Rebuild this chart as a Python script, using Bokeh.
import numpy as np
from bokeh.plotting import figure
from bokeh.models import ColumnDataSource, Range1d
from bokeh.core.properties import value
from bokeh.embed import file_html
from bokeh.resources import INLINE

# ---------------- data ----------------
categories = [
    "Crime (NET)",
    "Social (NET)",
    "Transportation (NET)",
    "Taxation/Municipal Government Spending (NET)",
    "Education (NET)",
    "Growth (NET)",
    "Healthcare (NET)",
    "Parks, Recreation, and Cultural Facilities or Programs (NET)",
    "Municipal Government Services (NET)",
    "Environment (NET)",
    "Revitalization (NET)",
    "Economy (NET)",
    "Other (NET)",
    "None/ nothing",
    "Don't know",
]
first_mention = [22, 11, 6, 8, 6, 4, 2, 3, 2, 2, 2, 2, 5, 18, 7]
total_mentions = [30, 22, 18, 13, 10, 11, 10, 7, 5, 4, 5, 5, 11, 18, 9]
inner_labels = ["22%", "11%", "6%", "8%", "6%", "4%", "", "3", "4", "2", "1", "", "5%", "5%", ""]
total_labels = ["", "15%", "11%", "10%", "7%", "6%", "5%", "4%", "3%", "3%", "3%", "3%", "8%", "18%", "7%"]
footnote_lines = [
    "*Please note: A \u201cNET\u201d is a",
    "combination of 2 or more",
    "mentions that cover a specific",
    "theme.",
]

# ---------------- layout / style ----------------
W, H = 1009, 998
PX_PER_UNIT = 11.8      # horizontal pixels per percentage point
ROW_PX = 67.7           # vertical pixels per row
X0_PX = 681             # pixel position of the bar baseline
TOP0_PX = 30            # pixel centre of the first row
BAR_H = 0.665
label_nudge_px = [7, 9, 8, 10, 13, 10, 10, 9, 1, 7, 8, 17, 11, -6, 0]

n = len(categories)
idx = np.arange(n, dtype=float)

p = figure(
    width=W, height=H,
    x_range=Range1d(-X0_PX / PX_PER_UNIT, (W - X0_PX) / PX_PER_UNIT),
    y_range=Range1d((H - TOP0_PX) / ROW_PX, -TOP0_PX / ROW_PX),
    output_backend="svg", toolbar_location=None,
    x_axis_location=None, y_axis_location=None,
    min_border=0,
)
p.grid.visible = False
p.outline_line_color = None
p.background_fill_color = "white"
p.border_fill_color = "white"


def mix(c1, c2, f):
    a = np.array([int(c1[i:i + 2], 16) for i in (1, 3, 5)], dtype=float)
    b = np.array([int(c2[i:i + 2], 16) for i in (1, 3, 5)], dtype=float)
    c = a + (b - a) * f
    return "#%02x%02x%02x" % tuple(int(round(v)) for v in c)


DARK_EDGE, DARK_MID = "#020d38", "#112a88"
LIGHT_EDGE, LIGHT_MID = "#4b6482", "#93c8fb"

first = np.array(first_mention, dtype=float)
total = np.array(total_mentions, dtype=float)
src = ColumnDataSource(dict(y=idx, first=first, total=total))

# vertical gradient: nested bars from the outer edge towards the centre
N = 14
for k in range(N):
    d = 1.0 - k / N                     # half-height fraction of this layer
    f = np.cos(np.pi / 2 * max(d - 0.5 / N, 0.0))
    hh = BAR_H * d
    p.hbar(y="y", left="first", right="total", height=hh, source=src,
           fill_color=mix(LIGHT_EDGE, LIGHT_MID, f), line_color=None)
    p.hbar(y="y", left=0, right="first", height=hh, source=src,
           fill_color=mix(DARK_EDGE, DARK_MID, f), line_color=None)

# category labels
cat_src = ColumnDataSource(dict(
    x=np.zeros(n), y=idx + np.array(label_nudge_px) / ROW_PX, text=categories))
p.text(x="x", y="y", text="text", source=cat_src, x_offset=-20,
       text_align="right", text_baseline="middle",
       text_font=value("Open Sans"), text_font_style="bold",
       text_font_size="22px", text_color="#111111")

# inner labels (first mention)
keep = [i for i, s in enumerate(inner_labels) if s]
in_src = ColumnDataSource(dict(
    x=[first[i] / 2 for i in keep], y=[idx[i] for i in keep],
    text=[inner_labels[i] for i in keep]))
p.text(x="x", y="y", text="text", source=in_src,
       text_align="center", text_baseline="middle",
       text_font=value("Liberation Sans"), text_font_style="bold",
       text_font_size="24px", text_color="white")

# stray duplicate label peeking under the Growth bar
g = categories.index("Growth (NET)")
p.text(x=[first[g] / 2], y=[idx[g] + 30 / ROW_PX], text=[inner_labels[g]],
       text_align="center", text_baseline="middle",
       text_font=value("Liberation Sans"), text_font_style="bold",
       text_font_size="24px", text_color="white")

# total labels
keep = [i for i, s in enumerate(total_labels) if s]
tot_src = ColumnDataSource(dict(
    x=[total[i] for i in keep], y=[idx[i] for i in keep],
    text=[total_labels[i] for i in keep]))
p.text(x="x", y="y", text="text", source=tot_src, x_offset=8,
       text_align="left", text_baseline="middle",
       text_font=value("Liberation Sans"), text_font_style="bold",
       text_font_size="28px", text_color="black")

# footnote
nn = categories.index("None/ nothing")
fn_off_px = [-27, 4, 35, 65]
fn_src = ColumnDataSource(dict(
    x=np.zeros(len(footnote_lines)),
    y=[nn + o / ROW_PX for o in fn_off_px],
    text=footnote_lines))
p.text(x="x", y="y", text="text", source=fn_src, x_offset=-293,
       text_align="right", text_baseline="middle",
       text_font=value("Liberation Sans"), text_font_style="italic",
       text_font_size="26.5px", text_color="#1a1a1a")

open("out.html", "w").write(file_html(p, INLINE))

---------------

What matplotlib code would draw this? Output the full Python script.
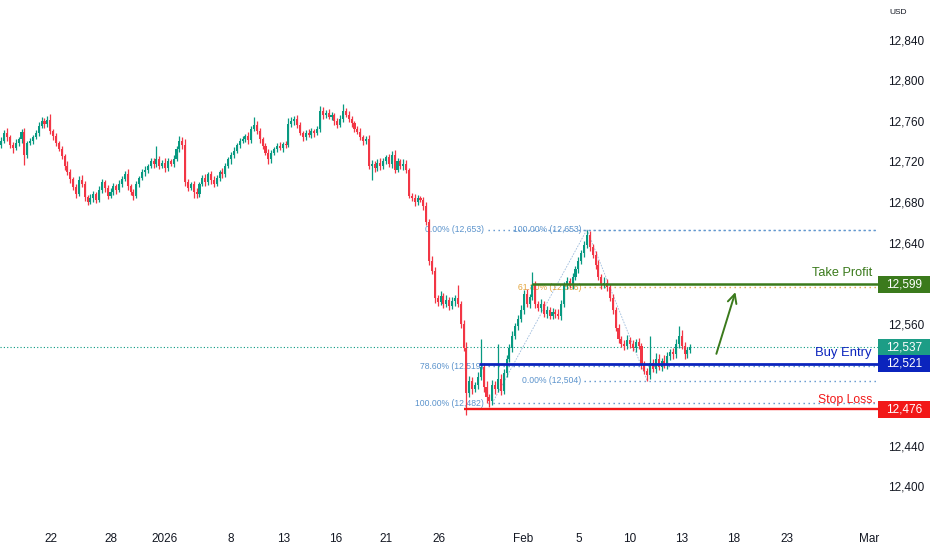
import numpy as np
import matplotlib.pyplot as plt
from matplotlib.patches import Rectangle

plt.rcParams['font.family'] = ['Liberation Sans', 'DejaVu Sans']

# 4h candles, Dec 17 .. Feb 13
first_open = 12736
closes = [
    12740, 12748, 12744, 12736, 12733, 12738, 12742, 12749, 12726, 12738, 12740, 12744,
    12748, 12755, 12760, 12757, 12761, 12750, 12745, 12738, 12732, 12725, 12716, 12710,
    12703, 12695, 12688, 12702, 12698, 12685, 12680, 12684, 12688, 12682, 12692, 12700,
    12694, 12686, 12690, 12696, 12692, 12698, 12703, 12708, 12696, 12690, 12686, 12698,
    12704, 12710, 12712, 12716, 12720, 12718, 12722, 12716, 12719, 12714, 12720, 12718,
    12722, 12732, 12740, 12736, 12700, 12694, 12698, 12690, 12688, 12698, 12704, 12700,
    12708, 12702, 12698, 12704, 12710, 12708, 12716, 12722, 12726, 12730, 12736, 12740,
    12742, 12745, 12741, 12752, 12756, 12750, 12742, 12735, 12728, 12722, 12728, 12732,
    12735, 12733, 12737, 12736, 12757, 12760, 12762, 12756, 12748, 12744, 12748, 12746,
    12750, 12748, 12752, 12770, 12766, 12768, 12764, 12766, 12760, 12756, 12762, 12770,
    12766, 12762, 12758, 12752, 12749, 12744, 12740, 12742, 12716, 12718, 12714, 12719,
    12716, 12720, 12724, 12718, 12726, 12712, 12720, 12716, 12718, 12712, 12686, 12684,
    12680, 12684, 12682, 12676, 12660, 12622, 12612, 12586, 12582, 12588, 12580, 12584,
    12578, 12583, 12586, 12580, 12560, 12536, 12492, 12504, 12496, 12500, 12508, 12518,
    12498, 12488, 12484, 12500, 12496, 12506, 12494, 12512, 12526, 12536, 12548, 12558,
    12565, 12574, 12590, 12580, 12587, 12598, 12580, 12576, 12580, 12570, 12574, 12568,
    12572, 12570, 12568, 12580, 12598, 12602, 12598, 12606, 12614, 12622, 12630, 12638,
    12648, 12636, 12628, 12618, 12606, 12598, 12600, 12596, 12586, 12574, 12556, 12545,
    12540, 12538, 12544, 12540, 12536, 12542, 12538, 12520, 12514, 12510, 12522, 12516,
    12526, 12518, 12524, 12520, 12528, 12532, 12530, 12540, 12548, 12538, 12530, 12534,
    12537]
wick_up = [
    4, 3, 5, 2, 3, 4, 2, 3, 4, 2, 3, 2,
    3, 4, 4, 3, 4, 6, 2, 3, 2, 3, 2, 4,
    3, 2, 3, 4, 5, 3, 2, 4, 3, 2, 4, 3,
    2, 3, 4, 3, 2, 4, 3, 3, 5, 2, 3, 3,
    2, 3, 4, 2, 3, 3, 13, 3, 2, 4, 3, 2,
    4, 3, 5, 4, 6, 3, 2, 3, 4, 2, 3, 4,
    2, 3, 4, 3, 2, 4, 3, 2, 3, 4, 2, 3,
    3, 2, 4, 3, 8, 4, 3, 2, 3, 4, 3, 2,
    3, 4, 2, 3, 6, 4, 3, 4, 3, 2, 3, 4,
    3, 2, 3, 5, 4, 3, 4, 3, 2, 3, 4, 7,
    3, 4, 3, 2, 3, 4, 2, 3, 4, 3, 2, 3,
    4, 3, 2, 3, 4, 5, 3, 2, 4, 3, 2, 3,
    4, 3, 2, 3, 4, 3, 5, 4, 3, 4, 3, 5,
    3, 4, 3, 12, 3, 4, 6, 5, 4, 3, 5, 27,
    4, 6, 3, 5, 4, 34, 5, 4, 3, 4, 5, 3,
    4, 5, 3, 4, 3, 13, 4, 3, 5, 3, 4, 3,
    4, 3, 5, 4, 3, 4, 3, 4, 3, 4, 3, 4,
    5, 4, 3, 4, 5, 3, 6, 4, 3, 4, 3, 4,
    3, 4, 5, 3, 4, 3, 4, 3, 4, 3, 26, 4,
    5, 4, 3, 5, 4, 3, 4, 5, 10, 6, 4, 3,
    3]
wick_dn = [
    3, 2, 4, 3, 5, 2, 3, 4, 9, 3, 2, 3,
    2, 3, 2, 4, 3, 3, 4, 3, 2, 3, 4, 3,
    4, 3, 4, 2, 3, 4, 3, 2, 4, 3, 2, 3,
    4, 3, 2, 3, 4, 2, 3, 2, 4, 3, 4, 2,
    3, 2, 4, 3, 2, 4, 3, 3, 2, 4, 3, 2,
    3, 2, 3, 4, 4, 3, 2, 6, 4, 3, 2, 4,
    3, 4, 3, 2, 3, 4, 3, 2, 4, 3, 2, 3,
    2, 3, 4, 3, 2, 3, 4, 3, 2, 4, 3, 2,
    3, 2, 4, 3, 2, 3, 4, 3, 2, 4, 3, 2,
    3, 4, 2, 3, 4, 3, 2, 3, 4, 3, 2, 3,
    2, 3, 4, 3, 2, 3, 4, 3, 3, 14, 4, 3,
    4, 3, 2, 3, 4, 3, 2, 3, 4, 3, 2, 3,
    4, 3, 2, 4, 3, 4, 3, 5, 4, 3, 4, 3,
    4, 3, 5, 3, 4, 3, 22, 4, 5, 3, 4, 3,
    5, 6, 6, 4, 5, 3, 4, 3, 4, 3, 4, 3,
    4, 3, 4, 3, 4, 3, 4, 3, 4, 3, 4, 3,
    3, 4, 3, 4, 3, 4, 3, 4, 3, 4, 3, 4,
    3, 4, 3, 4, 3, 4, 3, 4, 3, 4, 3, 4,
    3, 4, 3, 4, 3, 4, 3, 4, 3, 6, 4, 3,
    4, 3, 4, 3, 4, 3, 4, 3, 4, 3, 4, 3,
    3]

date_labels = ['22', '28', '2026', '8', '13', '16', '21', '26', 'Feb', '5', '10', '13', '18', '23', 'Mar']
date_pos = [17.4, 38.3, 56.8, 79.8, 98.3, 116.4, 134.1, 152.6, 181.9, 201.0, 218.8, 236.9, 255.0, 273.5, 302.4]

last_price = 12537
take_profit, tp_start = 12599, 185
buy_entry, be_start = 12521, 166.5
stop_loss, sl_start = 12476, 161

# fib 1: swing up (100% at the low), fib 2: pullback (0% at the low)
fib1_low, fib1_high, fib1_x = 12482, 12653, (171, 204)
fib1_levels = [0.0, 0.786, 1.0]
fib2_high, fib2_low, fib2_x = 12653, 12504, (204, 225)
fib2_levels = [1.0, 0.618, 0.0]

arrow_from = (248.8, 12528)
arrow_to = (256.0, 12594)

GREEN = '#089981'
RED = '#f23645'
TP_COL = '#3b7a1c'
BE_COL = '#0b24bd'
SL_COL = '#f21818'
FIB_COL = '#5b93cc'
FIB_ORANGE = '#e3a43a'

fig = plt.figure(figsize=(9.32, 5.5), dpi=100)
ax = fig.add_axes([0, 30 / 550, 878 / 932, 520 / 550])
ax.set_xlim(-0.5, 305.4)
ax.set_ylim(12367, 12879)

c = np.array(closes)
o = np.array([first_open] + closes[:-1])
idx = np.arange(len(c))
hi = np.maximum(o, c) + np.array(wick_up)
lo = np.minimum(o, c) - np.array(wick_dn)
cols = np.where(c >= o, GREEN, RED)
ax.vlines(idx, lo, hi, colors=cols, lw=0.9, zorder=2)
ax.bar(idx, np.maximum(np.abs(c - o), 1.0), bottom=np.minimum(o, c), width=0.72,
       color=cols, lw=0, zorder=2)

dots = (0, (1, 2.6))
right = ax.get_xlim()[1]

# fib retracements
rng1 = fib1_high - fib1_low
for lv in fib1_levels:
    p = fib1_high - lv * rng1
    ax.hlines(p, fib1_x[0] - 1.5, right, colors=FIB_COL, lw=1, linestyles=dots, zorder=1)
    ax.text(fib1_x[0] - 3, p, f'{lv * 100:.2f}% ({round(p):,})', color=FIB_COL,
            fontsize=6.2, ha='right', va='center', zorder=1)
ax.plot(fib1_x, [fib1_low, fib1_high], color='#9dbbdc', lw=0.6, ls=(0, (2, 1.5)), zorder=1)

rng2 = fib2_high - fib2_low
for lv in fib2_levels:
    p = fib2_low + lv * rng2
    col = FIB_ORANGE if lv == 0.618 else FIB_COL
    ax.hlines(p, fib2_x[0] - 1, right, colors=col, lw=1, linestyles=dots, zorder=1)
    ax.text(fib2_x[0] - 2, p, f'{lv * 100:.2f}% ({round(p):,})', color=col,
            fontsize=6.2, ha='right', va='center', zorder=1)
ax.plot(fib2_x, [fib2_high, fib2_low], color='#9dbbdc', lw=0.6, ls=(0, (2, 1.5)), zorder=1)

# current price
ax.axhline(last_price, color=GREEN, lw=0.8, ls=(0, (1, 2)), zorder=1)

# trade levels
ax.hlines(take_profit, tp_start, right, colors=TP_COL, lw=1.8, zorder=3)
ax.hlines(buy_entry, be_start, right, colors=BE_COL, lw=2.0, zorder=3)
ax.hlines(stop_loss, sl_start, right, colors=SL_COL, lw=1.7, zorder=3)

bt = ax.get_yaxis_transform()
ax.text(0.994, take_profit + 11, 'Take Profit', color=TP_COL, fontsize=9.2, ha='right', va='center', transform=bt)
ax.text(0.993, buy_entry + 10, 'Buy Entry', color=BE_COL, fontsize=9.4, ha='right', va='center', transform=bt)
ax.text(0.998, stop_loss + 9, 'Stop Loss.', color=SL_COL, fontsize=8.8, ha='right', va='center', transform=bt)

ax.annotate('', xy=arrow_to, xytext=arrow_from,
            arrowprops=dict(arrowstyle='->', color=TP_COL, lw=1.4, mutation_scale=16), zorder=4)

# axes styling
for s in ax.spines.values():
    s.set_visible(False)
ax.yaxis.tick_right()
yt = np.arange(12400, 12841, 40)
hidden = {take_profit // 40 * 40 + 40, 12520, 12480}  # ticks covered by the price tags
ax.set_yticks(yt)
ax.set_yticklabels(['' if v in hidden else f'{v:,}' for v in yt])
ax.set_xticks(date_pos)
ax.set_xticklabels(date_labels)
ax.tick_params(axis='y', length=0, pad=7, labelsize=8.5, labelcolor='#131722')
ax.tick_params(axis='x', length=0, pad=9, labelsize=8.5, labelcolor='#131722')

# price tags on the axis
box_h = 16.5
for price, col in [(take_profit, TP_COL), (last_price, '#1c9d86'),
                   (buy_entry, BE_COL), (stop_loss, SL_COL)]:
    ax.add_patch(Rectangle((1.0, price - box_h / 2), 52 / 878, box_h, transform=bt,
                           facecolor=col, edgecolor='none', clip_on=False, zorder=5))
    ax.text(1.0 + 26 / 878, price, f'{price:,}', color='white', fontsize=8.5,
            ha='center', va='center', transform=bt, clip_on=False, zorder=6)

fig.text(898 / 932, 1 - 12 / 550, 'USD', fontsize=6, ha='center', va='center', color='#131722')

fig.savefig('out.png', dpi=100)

---------------

### [Work instructions]
Repeat only the lines from the one holding "What matplotlib code" to the one holding "plt.rcParams['font.family'] = ['Liberation", both ends included, and drop the images.

### [Complete response]
What matplotlib code would draw this? Output the full Python script.
import numpy as np
import matplotlib.pyplot as plt
from matplotlib.patches import Rectangle

plt.rcParams['font.family'] = ['Liberation Sans', 'DejaVu Sans']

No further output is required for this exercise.